Within the nature economy and the environmental and ecological markets, which we have some exposure to via our Green-tech business and via our agricultural businesses now, which are falling under the environmental land management schemes, as part of the U.K. agricultural policy and the various other regulatory changes that are taking place in a European context, we need to build out businesses and build out service offerings in these areas, which will continue to enhance the group's offerings. We continue to view this area as an opportunity for growth, and where we will continue to focus some of our M&A activity over the coming years.
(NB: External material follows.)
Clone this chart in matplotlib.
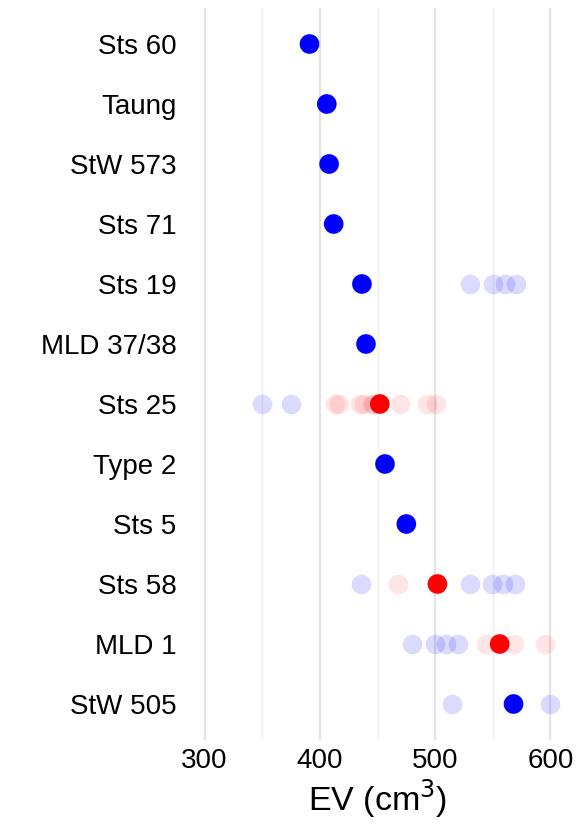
import matplotlib
matplotlib.use("Agg")
import matplotlib.pyplot as plt

plt.rcParams['font.family'] = ['Liberation Sans', 'DejaVu Sans']

specimens = ["Sts 60", "Taung", "StW 573", "Sts 71", "Sts 19", "MLD 37/38",
             "Sts 25", "Type 2", "Sts 5", "Sts 58", "MLD 1", "StW 505"]
main_ev = [391, 406, 408, 412, 436.5, 440, 452, 456.5, 475, 502, 556, 568]
main_group = ["blue", "blue", "blue", "blue", "blue", "blue",
              "red", "blue", "blue", "red", "red", "blue"]

# faint alternative estimates per specimen
faint_blue = {
    "Sts 19": [530, 550, 560.5, 570],
    "Sts 25": [350, 375],
    "Sts 58": [436, 530, 549, 559, 569.5],
    "MLD 1": [480, 499.5, 509.5, 520],
    "StW 505": [515, 599.5],
}
faint_red = {
    "Sts 25": [413.5, 417, 435, 438, 445, 447, 469.5, 493, 501],
    "Sts 58": [468],
    "MLD 1": [544, 568, 595],
}

xticks = [300, 400, 500, 600]

fig = plt.figure(figsize=(5.76, 8.32), dpi=100)
ax = fig.add_axes([185/576, 92/832, 385/576, 732/832])

ypos = {s: i for i, s in enumerate(specimens)}
colors = {"blue": "#0000FF", "red": "#FF0000"}

for s, vals in faint_blue.items():
    ax.scatter(vals, [ypos[s]] * len(vals), s=200, color="#0000FF", alpha=0.14,
               linewidths=0, zorder=2)
for s, vals in faint_red.items():
    ax.scatter(vals, [ypos[s]] * len(vals), s=200, color="#FF0000", alpha=0.1,
               linewidths=0, zorder=2)

ax.scatter(main_ev, [ypos[s] for s in specimens], s=200,
           color=[colors[g] for g in main_group], linewidths=0, zorder=3)

ax.set_xlim(283, 617)
ax.set_ylim(len(specimens) - 1 + 0.6, -0.6)
ax.set_yticks(range(len(specimens)))
ax.set_yticklabels(specimens, fontsize=20)
ax.set_xticks(xticks)
ax.set_xticklabels([str(t) for t in xticks], fontsize=20)
ax.set_xticks([350, 450, 550], minor=True)
ax.tick_params(axis='both', which='both', length=0)
ax.tick_params(axis='x', pad=6)
ax.tick_params(axis='y', pad=6)
ax.grid(axis='x', which='major', color='#E4E4E4', linewidth=1.6)
ax.grid(axis='x', which='minor', color='#EFEFEF', linewidth=1.0)
ax.set_axisbelow(True)
for sp in ax.spines.values():
    sp.set_visible(False)
ax.set_xlabel("EV (cm$^3$)", fontsize=24.5, labelpad=2)

fig.savefig("out.png", dpi=100)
In terms of actions that management want to take over the next 12-18 months, we set out at our Capital Markets Day some of the areas where management will continue to focus, and working capital discipline is hugely important at the moment, particularly in a very inflationary price environment. Cost of fertilizer, cost of grains, cost of raw materials in general continues to tick upwards and is still at very elevated levels compared to 18-24 months ago. Investment in working capital is a huge resource challenge for the business, and we continue to maintain very strong discipline in relation to cash versus credit sales, credit terms generally across the group and our overall approach to working capital.

We've talked a good bit about our product innovation and transition in terms of mix of products and rolling out those specialty fertilizers and nutritional products as well as the BAM portfolio within the group will continue to improve the mix of products sold within the business and ideally the margin opportunity within the business. We're continuing to invest in our people and, you know, the technical capability and strength of the organization is well proven, particularly in the Ireland, U.K. context. But we have some very good people right across the group from a technical selling perspective, and we've been hugely investing in training and improving the skill sets of both our continental European teams and also our Brazilian teams. Continuing to invest in technical specialists to improve sales in both those segments.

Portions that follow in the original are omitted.